Intolérance

Intolerance

Cet article est extrait de l'ouvrage Larousse « Dictionnaire mondial des films ».

Épopée historique de David Wark Griffith, avec Lillian Gish (la femme au berceau), Mae Marsh (la bien-aimée), Robert Harron (le jeune homme), Sam de Grasse (Arthur Jenkins), Margery Wilson (Brown Eyes), Constance Talmadge (la fille de la montagne), Elmer Clifton (le rhapsode).

  • Scénario : David Wark Griffith
  • Photographie : Billy Bitzer, Karl Brown
  • Décor : Franz Wortman
  • Musique : Joseph Carl Breil, D.W. Griffith
  • Montage : J. Smith, R. Smith, Joe Allen, D.W. Griffith
  • Production : Wark Producing Corporation
  • Pays : États-Unis
  • Date de sortie : 1916
  • Son : noir et blanc
  • Durée : 3 600 m (environ 3 h 20)

Résumé

Une jeune femme berce son nouveau-né. Parallèlement, quatre destins se déroulent à quatre époques.

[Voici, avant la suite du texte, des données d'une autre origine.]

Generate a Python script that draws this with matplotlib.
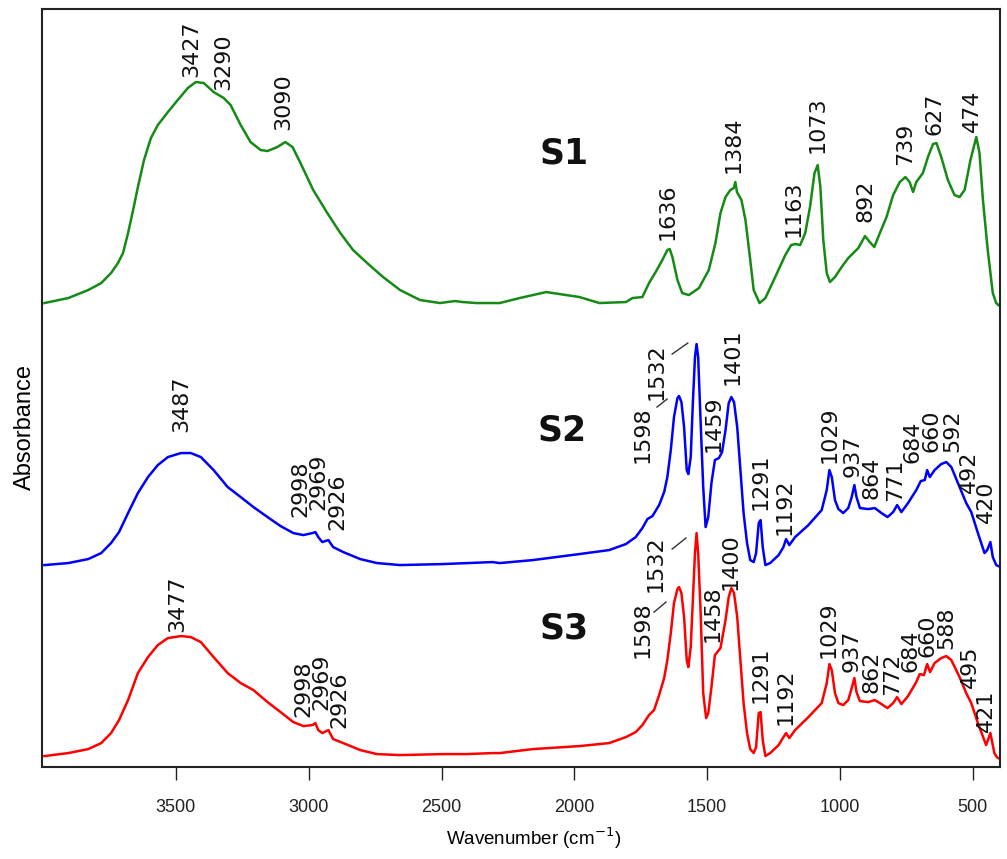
import numpy as np
import matplotlib
matplotlib.use('Agg')
import matplotlib.pyplot as plt

# spectrum S1 (green)
wn_s1 = [3995, 3905, 3830, 3781, 3744, 3718, 3699, 3680, 3661, 3643, 3620, 3594, 3568, 3530,
         3493, 3455, 3425, 3395, 3358, 3320, 3294, 3256, 3219, 3181, 3155, 3118, 3088,
         3061, 3031, 2983, 2930, 2881, 2833, 2780, 2720, 2656, 2581, 2506, 2450, 2420,
         2368, 2281, 2206, 2106, 2031, 1981, 1906, 1806, 1781, 1744, 1719, 1694, 1669,
         1650, 1641, 1631, 1612, 1594, 1569, 1531, 1494, 1469, 1450, 1431, 1413, 1400,
         1394, 1388, 1371, 1356, 1341, 1325, 1303, 1281, 1244, 1206, 1184, 1169, 1150,
         1131, 1113, 1096, 1084, 1074, 1063, 1050, 1038, 1019, 994, 969, 931, 906, 888,
         871, 850, 825, 800, 775, 754, 738, 725, 713, 688, 669, 650, 637, 619, 594, 569,
         550, 531, 509, 487, 475, 462, 444, 425, 412, 404]
abs_s1 = [4.65, 4.70, 4.78, 4.85, 4.95, 5.05, 5.15, 5.35, 5.58, 5.81, 6.08, 6.30, 6.43, 6.56,
          6.68, 6.80, 6.86, 6.85, 6.76, 6.70, 6.63, 6.43, 6.26, 6.18, 6.17, 6.21, 6.26,
          6.21, 6.05, 5.78, 5.55, 5.35, 5.18, 5.05, 4.91, 4.78, 4.68, 4.65, 4.67, 4.66,
          4.65, 4.65, 4.70, 4.76, 4.73, 4.71, 4.65, 4.66, 4.70, 4.71, 4.85, 4.96, 5.08,
          5.18, 5.19, 5.11, 4.88, 4.75, 4.73, 4.80, 4.98, 5.25, 5.55, 5.71, 5.78, 5.80,
          5.86, 5.76, 5.68, 5.48, 5.15, 4.78, 4.65, 4.70, 4.91, 5.13, 5.23, 5.24, 5.23,
          5.35, 5.61, 5.95, 6.03, 5.81, 5.28, 4.95, 4.86, 4.91, 5.01, 5.10, 5.20, 5.32, 5.26,
          5.21, 5.35, 5.51, 5.73, 5.86, 5.91, 5.86, 5.76, 5.86, 5.95, 6.11, 6.24, 6.25, 6.11,
          5.88, 5.73, 5.71, 5.78, 6.08, 6.31, 6.15, 5.68, 5.18, 4.75, 4.65, 4.63]

# spectrum S2 (blue)
wn_s2 = [3995, 3905, 3830, 3781, 3744, 3714, 3680, 3643, 3605, 3568, 3530, 3481, 3444, 3406,
         3358, 3305, 3256, 3208, 3155, 3106, 3058, 3020, 2986, 2975, 2964, 2949, 2926,
         2908, 2870, 2806, 2743, 2656, 2495, 2405, 2308, 2281, 2156, 1981, 1869, 1806,
         1769, 1744, 1725, 1706, 1681, 1662, 1650, 1637, 1625, 1612, 1606, 1597, 1587,
         1577, 1571, 1562, 1554, 1546, 1540, 1534, 1525, 1515, 1506, 1496, 1484, 1471,
         1456, 1444, 1431, 1419, 1409, 1399, 1387, 1375, 1363, 1350, 1338, 1325, 1316,
         1306, 1299, 1291, 1281, 1263, 1231, 1213, 1203, 1191, 1169, 1119, 1069, 1050,
         1040, 1031, 1019, 1006, 988, 969, 956, 946, 938, 925, 894, 869, 844, 821, 800,
         785, 769, 744, 713, 696, 681, 672, 662, 644, 619, 600, 581, 550, 525, 506, 481,
         456, 446, 434, 425, 412, 404]
abs_s2 = [2.03, 2.05, 2.09, 2.15, 2.25, 2.36, 2.55, 2.75, 2.91, 3.03, 3.11, 3.15, 3.15, 3.11,
          2.98, 2.81, 2.71, 2.61, 2.51, 2.42, 2.35, 2.33, 2.35, 2.36, 2.31, 2.26, 2.28,
          2.21, 2.16, 2.09, 2.05, 2.03, 2.04, 2.05, 2.06, 2.05, 2.08, 2.14, 2.18, 2.24,
          2.31, 2.40, 2.49, 2.52, 2.63, 2.76, 2.91, 3.18, 3.51, 3.70, 3.72, 3.66, 3.41,
          2.98, 2.94, 3.11, 3.65, 4.11, 4.24, 4.11, 3.48, 2.81, 2.41, 2.51, 2.85, 3.08,
          3.10, 3.16, 3.38, 3.65, 3.71, 3.66, 3.41, 2.98, 2.55, 2.25, 2.08, 2.06, 2.15,
          2.45, 2.48, 2.21, 2.03, 2.05, 2.13, 2.21, 2.29, 2.23, 2.31, 2.43, 2.58, 2.78,
          2.98, 2.91, 2.68, 2.59, 2.55, 2.60, 2.71, 2.83, 2.71, 2.60, 2.59, 2.60, 2.55, 2.51, 2.56,
          2.63, 2.56, 2.65, 2.78, 2.87, 2.88, 2.98, 2.91, 2.98, 3.04, 3.06, 3.01, 2.81, 2.65, 2.56, 2.35,
          2.15, 2.18, 2.26, 2.11, 2.03, 2.02]

# spectrum S3 (red)
wn_s3 = [3995, 3905, 3830, 3781, 3744, 3714, 3680, 3643, 3605, 3568, 3530, 3481, 3444, 3406,
         3358, 3305, 3256, 3208, 3155, 3106, 3058, 3020, 2986, 2975, 2964, 2949, 2926,
         2908, 2870, 2806, 2743, 2656, 2495, 2405, 2308, 2281, 2156, 1981, 1869, 1806,
         1769, 1744, 1719, 1700, 1681, 1662, 1650, 1637, 1625, 1612, 1606, 1597, 1587,
         1577, 1571, 1562, 1554, 1546, 1540, 1534, 1525, 1515, 1504, 1496, 1484, 1471,
         1462, 1450, 1431, 1419, 1409, 1399, 1387, 1375, 1363, 1350, 1338, 1325, 1316,
         1306, 1299, 1291, 1281, 1263, 1231, 1213, 1203, 1191, 1169, 1119, 1069, 1050,
         1040, 1031, 1019, 1006, 988, 969, 956, 946, 938, 925, 894, 869, 844, 821, 800,
         785, 769, 744, 713, 700, 684, 672, 661, 644, 619, 600, 581, 550, 525, 506, 481,
         450, 434, 419, 410, 404]
abs_s3 = [0.12, 0.15, 0.19, 0.25, 0.35, 0.48, 0.68, 0.95, 1.11, 1.23, 1.30, 1.32, 1.31, 1.26,
          1.11, 0.95, 0.85, 0.78, 0.66, 0.56, 0.46, 0.42, 0.43, 0.45, 0.38, 0.35, 0.38,
          0.29, 0.25, 0.18, 0.14, 0.13, 0.14, 0.14, 0.15, 0.15, 0.19, 0.22, 0.25, 0.31,
          0.36, 0.43, 0.53, 0.58, 0.73, 0.90, 1.08, 1.35, 1.65, 1.79, 1.81, 1.75, 1.51,
          1.08, 1.01, 1.21, 1.68, 2.15, 2.35, 2.15, 1.58, 0.75, 0.50, 0.55, 0.81, 1.13,
          1.16, 1.20, 1.48, 1.71, 1.80, 1.75, 1.51, 1.08, 0.65, 0.35, 0.19, 0.15, 0.21,
          0.55, 0.56, 0.28, 0.12, 0.15, 0.23, 0.31, 0.35, 0.30, 0.38, 0.51, 0.65, 0.85,
          1.04, 0.98, 0.75, 0.65, 0.63, 0.68, 0.80, 0.90, 0.76, 0.67, 0.66, 0.68, 0.64, 0.60, 0.65,
          0.71, 0.64, 0.72, 0.86, 0.94, 0.93, 1.04, 0.96, 1.05, 1.10, 1.12, 1.08, 0.91, 0.75, 0.65, 0.45,
          0.23, 0.35, 0.15, 0.11, 0.10]

# peak labels: text, x, y (bottom of label)
labels_s1 = [('3427', 3444, 6.91), ('3290', 3320, 6.78), ('3090', 3095, 6.38),
             ('1636', 1651, 5.28), ('1384', 1400, 5.95), ('1163', 1175, 5.31),
             ('1073', 1085, 6.15), ('892', 905, 5.46), ('739', 755, 6.03),
             ('627', 643, 6.33), ('474', 504, 6.36)]
labels_s2 = [('3487', 3481, 3.36), ('2998', 3030, 2.51), ('2969', 2962, 2.58),
             ('2926', 2893, 2.38), ('1598', 1745, 3.05), ('1532', 1692, 3.68),
             ('1459', 1475, 3.16), ('1401', 1404, 3.83), ('1291', 1299, 2.58),
             ('1192', 1209, 2.33), ('1029', 1040, 3.05), ('937', 954, 2.91),
             ('864', 883, 2.69), ('771', 793, 2.67), ('684', 729, 3.05),
             ('660', 654, 3.16), ('592', 579, 3.16), ('492', 515, 2.75), ('420', 451, 2.45)]
labels_s3 = [('3477', 3493, 1.36), ('2998', 3020, 0.51), ('2969', 2953, 0.58),
             ('2926', 2885, 0.40), ('1598', 1745, 1.10), ('1532', 1696, 1.76),
             ('1458', 1479, 1.26), ('1400', 1411, 1.78), ('1291', 1299, 0.65),
             ('1192', 1205, 0.43), ('1029', 1044, 1.10), ('937', 958, 0.96),
             ('862', 883, 0.75), ('772', 804, 0.73), ('684', 733, 0.96),
             ('660', 669, 1.11), ('588', 601, 1.19), ('495', 511, 0.80), ('421', 451, 0.36)]

# small leader lines next to 1598 / 1532
leaders = [((1632, 1573), (4.14, 4.25)), ((1689, 1651), (3.61, 3.69)),
           ((1632, 1580), (2.19, 2.30)), ((1700, 1655), (1.56, 1.66))]

plt.rcParams['font.family'] = ['Liberation Sans', 'DejaVu Sans']

fig = plt.figure(figsize=(10.07, 8.59), dpi=100)
ax = fig.add_axes([0.0417, 0.107, 0.9513, 0.8825])

ax.plot(wn_s1, abs_s1, color='#158a15', lw=1.8)
ax.plot(wn_s2, abs_s2, color='#0000ff', lw=1.8)
ax.plot(wn_s3, abs_s3, color='#ff0000', lw=1.8)

for lab in (labels_s1, labels_s2, labels_s3):
    for txt, x, y in lab:
        ax.text(x, y, txt, rotation=90, ha='center', va='bottom', fontsize=16,
                family='DejaVu Sans', color='#111111')

for xs, ys in leaders:
    ax.plot(xs, ys, color='#333333', lw=1)

for name, x, y in [('S1', 2037, 6.15), ('S2', 2045, 3.38), ('S3', 2037, 1.40)]:
    ax.text(x, y, name, ha='center', va='center', fontsize=25, fontweight='bold',
            family='DejaVu Sans', color='#111111')

ax.set_xlim(4004, 398)
ax.set_ylim(0.01, 7.59)
ax.set_xticks([3500, 3000, 2500, 2000, 1500, 1000, 500])
ax.set_yticks([])
ax.tick_params(axis='x', direction='out', length=9, width=1, labelsize=13, pad=14, colors='#222222')
for s in ax.spines.values():
    s.set_linewidth(1.5)
    s.set_color('#222222')

ax.set_xlabel('Wavenumber (cm$^{-1}$)', fontsize=13.5, labelpad=7, x=0.513)
ax.set_ylabel('Absorbance', fontsize=17, labelpad=4, y=0.449)

plt.savefig('out.png', dpi=100)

À l'époque contemporaine, un jeune homme, réduit au chômage par le puritanisme d'une ligue féminine, est amené à voler. Il épouse celle qu'il aime, renonce à ses activités illégales. Il est arrêté et accusé du meurtre du voyou qui convoitait sa femme et qui a été en fait tué par une maîtresse délaissée. Condamné à mort, il sera sauvé in extremis de la pendaison.

En Judée, on assiste aux noces de Cana, à l'épisode biblique de la femme adultère, puis à la crucifixion du Christ.

En 1572, en France, Catherine de Médicis, qui souhaite la mort des protestants, obtient de son fils Charles IX la signature d'un ordre d'extermination. La Saint-Barthélemy est la date choisie. Prosper Latour, noble protestant, et sa femme sont massacrés.

En 539 av. J.-C., en Chaldée, les prêtres de Baal pactisent avec Cyrus et se préparent à lui livrer Babylone sur laquelle règne Nabonide, souverain tolérant. Cyrus marche sur Babylone. La fille de la montagne découvre le complot des prêtres, mais il est trop tard et Babylone tombe aux mains de Cyrus. Balthazar se suicide.

Commentaire

Le conflit éternel de la haine et de l'amour

Le sous-titre d'Intolérance est Love's Struggle Throughout the Ages et son récit mêle quatre histoires « coulant comme des fleuves majestueux, puis se mélangeant comme des torrents impétueux ». Cette fresque historique mégalomane conçue par David W. Griffith après l'extraordinaire succès de Naissance d'une nation (1914) est, en même temps qu'une superproduction, un essai d'une extrême audace puisqu'il déroge au principe de la continuité et de la linéarité narrative. Griffith entend s'y mesurer avec les formes cinématographiques de l'époque antérieure. Si dans l'épisode moderne, la Mère et la loi, il récapitule ses propres inventions formelles mises au point dans ses courts métrages de la Biograph, il cite les Passions Pathé avec la crucifixion du Christ, le Film d'Art Français comme l'Assassinat du duc de Guise avec le massacre de la Saint-Barthélemy tandis qu'avec la Chute de Babylone, il entend battre les Italiens sur leur propre terrain (notamment en dépassant le colossal de Cabiria de Pastrone). L'originalité profonde d'Intolérance est d'avoir surpassé le principe de l'alternance propre au récit de chacune des histoires par la mise en parallèle globale de celles-ci avec le thème de l'amour maternel, métaphore des forces du Bien et du Progrès dans l'Histoire. L'image de la mère, « issue du berceau se balançant sans fin », s'oppose à elle seule à la diversité illusoire et au fanatisme des différentes périodes de l'Histoire passée. Cette symphonie en quatre mouvements, entrecroisant les épisodes, sautant d'une époque et d'un lieu à l'autre, multiplie les télescopages et les analogies symboliques avant de se transfigurer, lors de l'épilogue, dans une apothéose pacifiste qui prendra à revers l'opinion publique américaine à quelques mois de l'intervention des États-Unis dans le conflit européen.

  • 1916 Intolérance, film de D. W. Griffith.